== DO THIS ==
Restate each line of the listing exactly, without carrying over any pictures.

───── SUPPLIED MATERIAL ─────

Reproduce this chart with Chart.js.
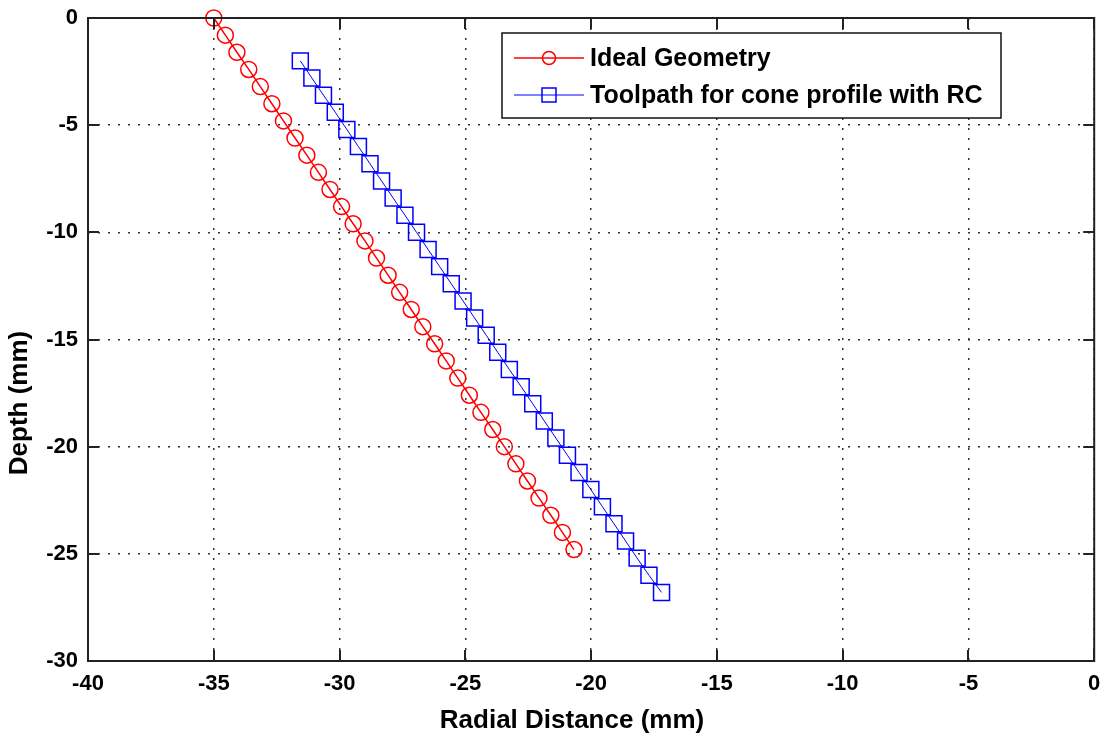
<!DOCTYPE html>
<html>
<head>
<meta charset="utf-8">
<title>Cone profile toolpath</title>
<script src="https://cdn.jsdelivr.net/npm/chart.js@4.4.1/dist/chart.umd.min.js"></script>
<style>
  html, body { margin: 0; padding: 0; background: #fff; }
  canvas { display: block; }
</style>
</head>
<body>
<canvas id="coneChart" width="1107" height="738"></canvas>
<script>
// Ideal geometry (radial distance, depth) in mm
const idealX = [-35.00, -34.54, -34.08, -33.61, -33.15, -32.69, -32.23, -31.77,
  -31.30, -30.84, -30.38, -29.92, -29.46, -28.99, -28.53, -28.07,
  -27.61, -27.15, -26.69, -26.22, -25.76, -25.30, -24.84, -24.38,
  -23.91, -23.45, -22.99, -22.53, -22.07, -21.60, -21.14, -20.68];
const idealY = [0, -0.8, -1.6, -2.4, -3.2, -4.0, -4.8, -5.6,
  -6.4, -7.2, -8.0, -8.8, -9.6, -10.4, -11.2, -12.0,
  -12.8, -13.6, -14.4, -15.2, -16.0, -16.8, -17.6, -18.4,
  -19.2, -20.0, -20.8, -21.6, -22.4, -23.2, -24.0, -24.8];

// Toolpath with radius compensation
const toolX = [-31.56, -31.10, -30.64, -30.17, -29.71, -29.25, -28.79, -28.33,
  -27.87, -27.40, -26.94, -26.48, -26.02, -25.56, -25.09, -24.63,
  -24.17, -23.71, -23.25, -22.78, -22.32, -21.86, -21.40, -20.94,
  -20.48, -20.01, -19.55, -19.09, -18.63, -18.17, -17.70, -17.20];
const toolY = [-2.0, -2.8, -3.6, -4.4, -5.2, -6.0, -6.8, -7.6,
  -8.4, -9.2, -10.0, -10.8, -11.6, -12.4, -13.2, -14.0,
  -14.8, -15.6, -16.4, -17.2, -18.0, -18.8, -19.6, -20.4,
  -21.2, -22.0, -22.8, -23.6, -24.4, -25.2, -26.0, -26.8];

const seriesNames = ['Ideal Geometry', 'Toolpath for cone profile with RC'];
const xTicks = [-40, -35, -30, -25, -20, -15, -10, -5, 0];
const yTicks = [-30, -25, -20, -15, -10, -5, 0];
const xTitle = 'Radial Distance (mm)';
const yTitle = 'Depth (mm)';

const FONT = '"Liberation Sans", Arial, sans-serif';

function toPoints(xs, ys) {
  return xs.map((x, i) => ({ x: x, y: ys[i] }));
}

// white page, box frame with inward ticks, legend and axis titles (MATLAB look)
const matlabFrame = {
  id: 'matlabFrame',
  beforeDraw(chart) {
    const ctx = chart.ctx;
    ctx.save();
    ctx.fillStyle = '#fff';
    ctx.fillRect(0, 0, chart.width, chart.height);
    ctx.restore();
  },
  afterDraw(chart) {
    const ctx = chart.ctx;
    const a = chart.chartArea;
    const xs = chart.scales.x, ys = chart.scales.y;
    const tl = 11;
    ctx.save();
    ctx.strokeStyle = '#222';
    ctx.lineWidth = 2;
    ctx.beginPath();
    xTicks.forEach(v => {
      const px = Math.round(xs.getPixelForValue(v));
      ctx.moveTo(px, a.bottom); ctx.lineTo(px, a.bottom - tl);
      ctx.moveTo(px, a.top); ctx.lineTo(px, a.top + tl);
    });
    yTicks.forEach(v => {
      const py = Math.round(ys.getPixelForValue(v));
      ctx.moveTo(a.left, py); ctx.lineTo(a.left + tl, py);
      ctx.moveTo(a.right, py); ctx.lineTo(a.right - tl, py);
    });
    ctx.stroke();
    ctx.strokeRect(a.left, a.top, a.right - a.left, a.bottom - a.top);

    // legend
    const lx = 502, ly = 33, lw = 499, lh = 85;
    ctx.fillStyle = '#fff';
    ctx.fillRect(lx, ly, lw, lh);
    ctx.lineWidth = 1.5;
    ctx.strokeStyle = '#111';
    ctx.strokeRect(lx, ly, lw, lh);
    const rows = [58, 95];
    chart.data.datasets.forEach((ds, i) => {
      const y = rows[i];
      ctx.strokeStyle = ds.borderColor;
      ctx.lineWidth = ds.borderWidth;
      ctx.beginPath();
      ctx.moveTo(514, y); ctx.lineTo(584, y);
      ctx.stroke();
      ctx.lineWidth = 1.5;
      ctx.beginPath();
      if (ds.pointStyle === 'rect') {
        ctx.rect(549 - 7, y - 7, 14, 14);
      } else {
        ctx.arc(549, y, 6.5, 0, Math.PI * 2);
      }
      ctx.stroke();
      ctx.fillStyle = '#000';
      ctx.font = 'bold 25px ' + FONT;
      ctx.textAlign = 'left';
      ctx.textBaseline = 'middle';
      ctx.fillText(ds.label, 590, y + 1);
    });

    // axis titles
    ctx.fillStyle = '#000';
    ctx.font = 'bold 26px ' + FONT;
    ctx.textAlign = 'center';
    ctx.textBaseline = 'middle';
    ctx.fillText(xTitle, 572, 721);
    ctx.translate(20, 403);
    ctx.rotate(-Math.PI / 2);
    ctx.fillText(yTitle, 0, 0);
    ctx.restore();
  }
};

const ctx = document.getElementById('coneChart').getContext('2d');
const coneChart = new Chart(ctx, {
  type: 'scatter',
  data: {
    datasets: [{
      label: seriesNames[0],
      data: toPoints(idealX, idealY),
      showLine: true,
      borderColor: '#ff0000',
      borderWidth: 1.5,
      pointStyle: 'circle',
      pointRadius: 8,
      pointHoverRadius: 8,
      pointBorderWidth: 1.5,
      pointBorderColor: '#ff0000',
      pointBackgroundColor: 'rgba(0,0,0,0)',
      clip: false
    }, {
      label: seriesNames[1],
      data: toPoints(toolX, toolY),
      showLine: true,
      borderColor: '#0000ff',
      borderWidth: 1,
      pointStyle: 'rect',
      pointRadius: 11.3,
      pointHoverRadius: 11.3,
      pointBorderWidth: 1.5,
      pointBorderColor: '#0000ff',
      pointBackgroundColor: 'rgba(0,0,0,0)',
      clip: false
    }]
  },
  options: {
    responsive: false,
    animation: false,
    layout: {
      padding: { top: 18, right: 12, left: 0, bottom: 0 }
    },
    plugins: {
      legend: { display: false },
      tooltip: { enabled: false }
    },
    scales: {
      x: {
        type: 'linear',
        min: -40,
        max: 0,
        afterFit: (scale) => {
          scale.height = 77;
          scale.paddingLeft = 0;
          scale.paddingRight = 0;
        },
        afterBuildTicks: (scale) => { scale.ticks = xTicks.map(v => ({ value: v })); },
        ticks: {
          color: '#000',
          padding: 10,
          maxRotation: 0,
          font: { family: FONT, size: 22, weight: 'bold' }
        },
        grid: {
          color: '#333',
          lineWidth: 1.5,
          drawTicks: false
        },
        border: { display: false, dash: [2, 8] }
      },
      y: {
        type: 'linear',
        min: -30,
        max: 0,
        afterFit: (scale) => {
          scale.width = 88;
          scale.paddingTop = 0;
          scale.paddingBottom = 0;
        },
        afterBuildTicks: (scale) => { scale.ticks = yTicks.map(v => ({ value: v })); },
        ticks: {
          color: '#000',
          padding: 10,
          font: { family: FONT, size: 22, weight: 'bold' }
        },
        grid: {
          color: '#333',
          lineWidth: 1.5,
          drawTicks: false
        },
        border: { display: false, dash: [2, 8] }
      }
    }
  },
  plugins: [matlabFrame]
});
</script>
</body>
</html>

─────

== ANSWER FOR THIS EXERCISE ==
Reproduce this chart with Chart.js.
<!DOCTYPE html>
<html>
<head>
<meta charset="utf-8">
<title>Cone profile toolpath</title>
<script src="https://cdn.jsdelivr.net/npm/chart.js@4.4.1/dist/chart.umd.min.js"></script>
<style>
  html, body { margin: 0; padding: 0; background: #fff; }
  canvas { display: block; }
</style>
</head>
<body>
<canvas id="coneChart" width="1107" height="738"></canvas>
<script>
// Ideal geometry (radial distance, depth) in mm
const idealX = [-35.00, -34.54, -34.08, -33.61, -33.15, -32.69, -32.23, -31.77,
  -31.30, -30.84, -30.38, -29.92, -29.46, -28.99, -28.53, -28.07,
  -27.61, -27.15, -26.69, -26.22, -25.76, -25.30, -24.84, -24.38,
  -23.91, -23.45, -22.99, -22.53, -22.07, -21.60, -21.14, -20.68];
const idealY = [0, -0.8, -1.6, -2.4, -3.2, -4.0, -4.8, -5.6,
  -6.4, -7.2, -8.0, -8.8, -9.6, -10.4, -11.2, -12.0,
  -12.8, -13.6, -14.4, -15.2, -16.0, -16.8, -17.6, -18.4,
  -19.2, -20.0, -20.8, -21.6, -22.4, -23.2, -24.0, -24.8];

// Toolpath with radius compensation
const toolX = [-31.56, -31.10, -30.64, -30.17, -29.71, -29.25, -28.79, -28.33,
  -27.87, -27.40, -26.94, -26.48, -26.02, -25.56, -25.09, -24.63,
  -24.17, -23.71, -23.25, -22.78, -22.32, -21.86, -21.40, -20.94,
  -20.48, -20.01, -19.55, -19.09, -18.63, -18.17, -17.70, -17.20];
const toolY = [-2.0, -2.8, -3.6, -4.4, -5.2, -6.0, -6.8, -7.6,
  -8.4, -9.2, -10.0, -10.8, -11.6, -12.4, -13.2, -14.0,
  -14.8, -15.6, -16.4, -17.2, -18.0, -18.8, -19.6, -20.4,
  -21.2, -22.0, -22.8, -23.6, -24.4, -25.2, -26.0, -26.8];

const seriesNames = ['Ideal Geometry', 'Toolpath for cone profile with RC'];
const xTicks = [-40, -35, -30, -25, -20, -15, -10, -5, 0];
const yTicks = [-30, -25, -20, -15, -10, -5, 0];
const xTitle = 'Radial Distance (mm)';
const yTitle = 'Depth (mm)';

const FONT = '"Liberation Sans", Arial, sans-serif';

function toPoints(xs, ys) {
  return xs.map((x, i) => ({ x: x, y: ys[i] }));
}

// white page, box frame with inward ticks, legend and axis titles (MATLAB look)
const matlabFrame = {
  id: 'matlabFrame',
  beforeDraw(chart) {
    const ctx = chart.ctx;
    ctx.save();
    ctx.fillStyle = '#fff';
    ctx.fillRect(0, 0, chart.width, chart.height);
    ctx.restore();
  },
  afterDraw(chart) {
    const ctx = chart.ctx;
    const a = chart.chartArea;
    const xs = chart.scales.x, ys = chart.scales.y;
    const tl = 11;
    ctx.save();
    ctx.strokeStyle = '#222';
    ctx.lineWidth = 2;
    ctx.beginPath();
    xTicks.forEach(v => {
      const px = Math.round(xs.getPixelForValue(v));
      ctx.moveTo(px, a.bottom); ctx.lineTo(px, a.bottom - tl);
      ctx.moveTo(px, a.top); ctx.lineTo(px, a.top + tl);
    });
    yTicks.forEach(v => {
      const py = Math.round(ys.getPixelForValue(v));
      ctx.moveTo(a.left, py); ctx.lineTo(a.left + tl, py);
      ctx.moveTo(a.right, py); ctx.lineTo(a.right - tl, py);
    });
    ctx.stroke();
    ctx.strokeRect(a.left, a.top, a.right - a.left, a.bottom - a.top);

    // legend
    const lx = 502, ly = 33, lw = 499, lh = 85;
    ctx.fillStyle = '#fff';
    ctx.fillRect(lx, ly, lw, lh);
    ctx.lineWidth = 1.5;
    ctx.strokeStyle = '#111';
    ctx.strokeRect(lx, ly, lw, lh);
    const rows = [58, 95];
    chart.data.datasets.forEach((ds, i) => {
      const y = rows[i];
      ctx.strokeStyle = ds.borderColor;
      ctx.lineWidth = ds.borderWidth;
      ctx.beginPath();
      ctx.moveTo(514, y); ctx.lineTo(584, y);
      ctx.stroke();
      ctx.lineWidth = 1.5;
      ctx.beginPath();
      if (ds.pointStyle === 'rect') {
        ctx.rect(549 - 7, y - 7, 14, 14);
      } else {
        ctx.arc(549, y, 6.5, 0, Math.PI * 2);
      }
      ctx.stroke();
      ctx.fillStyle = '#000';
      ctx.font = 'bold 25px ' + FONT;
      ctx.textAlign = 'left';
      ctx.textBaseline = 'middle';
      ctx.fillText(ds.label, 590, y + 1);
    });

    // axis titles
    ctx.fillStyle = '#000';
    ctx.font = 'bold 26px ' + FONT;
    ctx.textAlign = 'center';
    ctx.textBaseline = 'middle';
    ctx.fillText(xTitle, 572, 721);
    ctx.translate(20, 403);
    ctx.rotate(-Math.PI / 2);
    ctx.fillText(yTitle, 0, 0);
    ctx.restore();
  }
};

const ctx = document.getElementById('coneChart').getContext('2d');
const coneChart = new Chart(ctx, {
  type: 'scatter',
  data: {
    datasets: [{
      label: seriesNames[0],
      data: toPoints(idealX, idealY),
      showLine: true,
      borderColor: '#ff0000',
      borderWidth: 1.5,
      pointStyle: 'circle',
      pointRadius: 8,
      pointHoverRadius: 8,
      pointBorderWidth: 1.5,
      pointBorderColor: '#ff0000',
      pointBackgroundColor: 'rgba(0,0,0,0)',
      clip: false
    }, {
      label: seriesNames[1],
      data: toPoints(toolX, toolY),
      showLine: true,
      borderColor: '#0000ff',
      borderWidth: 1,
      pointStyle: 'rect',
      pointRadius: 11.3,
      pointHoverRadius: 11.3,
      pointBorderWidth: 1.5,
      pointBorderColor: '#0000ff',
      pointBackgroundColor: 'rgba(0,0,0,0)',
      clip: false
    }]
  },
  options: {
    responsive: false,
    animation: false,
    layout: {
      padding: { top: 18, right: 12, left: 0, bottom: 0 }
    },
    plugins: {
      legend: { display: false },
      tooltip: { enabled: false }
    },
    scales: {
      x: {
        type: 'linear',
        min: -40,
        max: 0,
        afterFit: (scale) => {
          scale.height = 77;
          scale.paddingLeft = 0;
          scale.paddingRight = 0;
        },
        afterBuildTicks: (scale) => { scale.ticks = xTicks.map(v => ({ value: v })); },
        ticks: {
          color: '#000',
          padding: 10,
          maxRotation: 0,
          font: { family: FONT, size: 22, weight: 'bold' }
        },
        grid: {
          color: '#333',
          lineWidth: 1.5,
          drawTicks: false
        },
        border: { display: false, dash: [2, 8] }
      },
      y: {
        type: 'linear',
        min: -30,
        max: 0,
        afterFit: (scale) => {
          scale.width = 88;
          scale.paddingTop = 0;
          scale.paddingBottom = 0;
        },
        afterBuildTicks: (scale) => { scale.ticks = yTicks.map(v => ({ value: v })); },
        ticks: {
          color: '#000',
          padding: 10,
          font: { family: FONT, size: 22, weight: 'bold' }
        },
        grid: {
          color: '#333',
          lineWidth: 1.5,
          drawTicks: false
        },
        border: { display: false, dash: [2, 8] }
      }
    }
  },
  plugins: [matlabFrame]
});
</script>
</body>
</html>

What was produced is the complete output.